Another look at Chevy Volt, Apple Watch

Here are updates on two products I’ve reviewed before: the Chevy Volt and Apple Watch.

Chevy Volt

Here’s my update on the 2013 Chevy Volt I bought nearly two years ago. I’ve driven 12,800 miles and just took it in for its scheduled free maintenance — still no cost for any service.

The car continues to perform well with no real mechanical or electrical issues. There are no rattles or creaks and the Volt runs just as it did when new. The brakes are over 80 percent of new, and the paint and trim are pristine with no sign of fading.

The rubber air dam at the front bottom of the car has become partially torn from running into a few curbs while parking. It’s been a recurring issue with other owners as well. The air dam is $300 to replace, but the dealer recommended just cutting the damaged part off and not replacing it.

I’ve averaged 114 miles per gallon driving a combination of battery (70 percent) and gasoline power (30 percent). My trips have been mostly less than 50 miles a day with several trips to Los Angeles and Orange County. For those trips, the trade off — and benefit — of the Volt is being able to drive in the HOV lanes.

As I earlier reported, I’ve encountered a small error on the information display: The pie chart showing the miles driven on electricity and gas for each trip sometimes erroneously shows 0.2 miles driven on gas when I start from a fully charged car.

GM tells me they continue to be baffled by this. I’ve lived with it, but I expect better follow-up from the company.

A freeze of the console, which I noted in the most recent report, has not reoccurred, but I experienced one strange event. When I got into the car it didn’t detect my key and asked me to insert it into a “key pocket” to start.

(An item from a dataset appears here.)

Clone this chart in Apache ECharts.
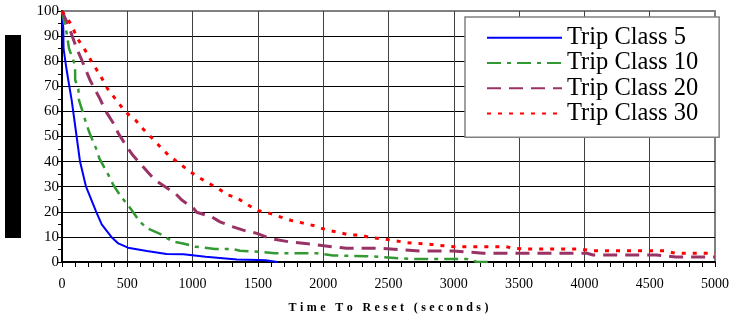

This required a call to OnStar to find out what it meant, because the manual made no mention of this. The key pocket turned out to be a small hole under the rubber mat in a dashboard storage compartment that allowed the car to better detect the key.

Apparently, the key fob’s battery was low.

I continue to get close to 40 miles per charge. The capacity has slightly increased over the past few months, perhaps because of warmer weather.

To sum up my experience, I find the Volt to be a terrific automobile. It’s been reliable and is still fun to drive. My dealer experience has been excellent (Weseloh Chevrolet in Carlsbad), providing quick service and a loaner car when needed.

The Volt is advanced yet practical, and affordable yet well-equipped.

A 2015 Volt fully loaded with forward-collision alert, rear camera, navigation, leather seats, lane-departure warning, cruise control, back-up camera and keyless entry costs about $39,000.

Federal and state rebates of up to $9,000 are available.

Chevy has announced that an all-new second-generation Volt is coming in January with a much sleeker body style and a 50-miles-per-charge capability.

Apple Watch

I’ve been using an Apple Watch for the past month on loan to me from Apple. It’s the stainless model with a mesh strap, selling for $649.

I’ve used it much more extensively than my earlier sample, a $349 aluminum model with rubber strap that I had for only a few days. Both models perform exactly the same.

My assessment is not all that different from earlier: It’s a well-executed, attractive watch, but there’s no compelling reason to buy and wear it … yet.

This time around I had more time to learn how to use it, and more time led to a better experience. Because its learning curve is steeper than with other Apple products, you really need a week or two to become comfortable with it and learn its features.

You need time to figure out which way to swipe the screen to access other functions, as it’s not at all intuitive.

In addition, settings for the watch are scattered among three places: on the watch itself, on the watch App on your phone, and in your iPhone settings.

I’ve had to use Google many times to figure things out. Apple does not include adequate instructions and assumes you’ll use the Web to get answers. This is a product that needs an instruction book.

This time I’ve been using the watch for many new things. I’ve set alarms and timers on it, and answered and declined calls by touching a button on the display. I’ve been alerted to appointments and viewed my schedule each day.

I’ve used it to navigate just by speaking my destination into the speaker. Its Siri function generally worked well.

I still find it difficult to check the time without an arm shake and find its health-monitoring functions to be less than comprehensive. It doesn’t record steps or calories like other devices, but it does remind me to get up and walk every hour, which is good when I’m glued to my computer. It’s also sent reminders when I’ve been in a movie theater or driving at 60 mph on Interstate 5.

The true test is whether you automatically wear it every day. I didn’t at first, but now I wear it more often. I’ve gotten to like screening calls, getting reminders and alarms for appointments, and initiating calls.

When the iPad and iPhone first were introduced, each had more compelling uses for them, whether it was reading a book or making a call. And each was a self-contained product, not dependent on another.

With the Watch, there’s no compelling app, but more of a series of little things it does with your iPhone. As you learn more about these features, the accumulation may get you to a point where you find it’s something you will use every day — but that time will take about a month.

I think the Watch will be a formidable product over time as new apps are developed for it, and as Apple continues to add new capabilities. If you’re tempted, buy the aluminum model, which is almost half the price and does just what the more expensive models do.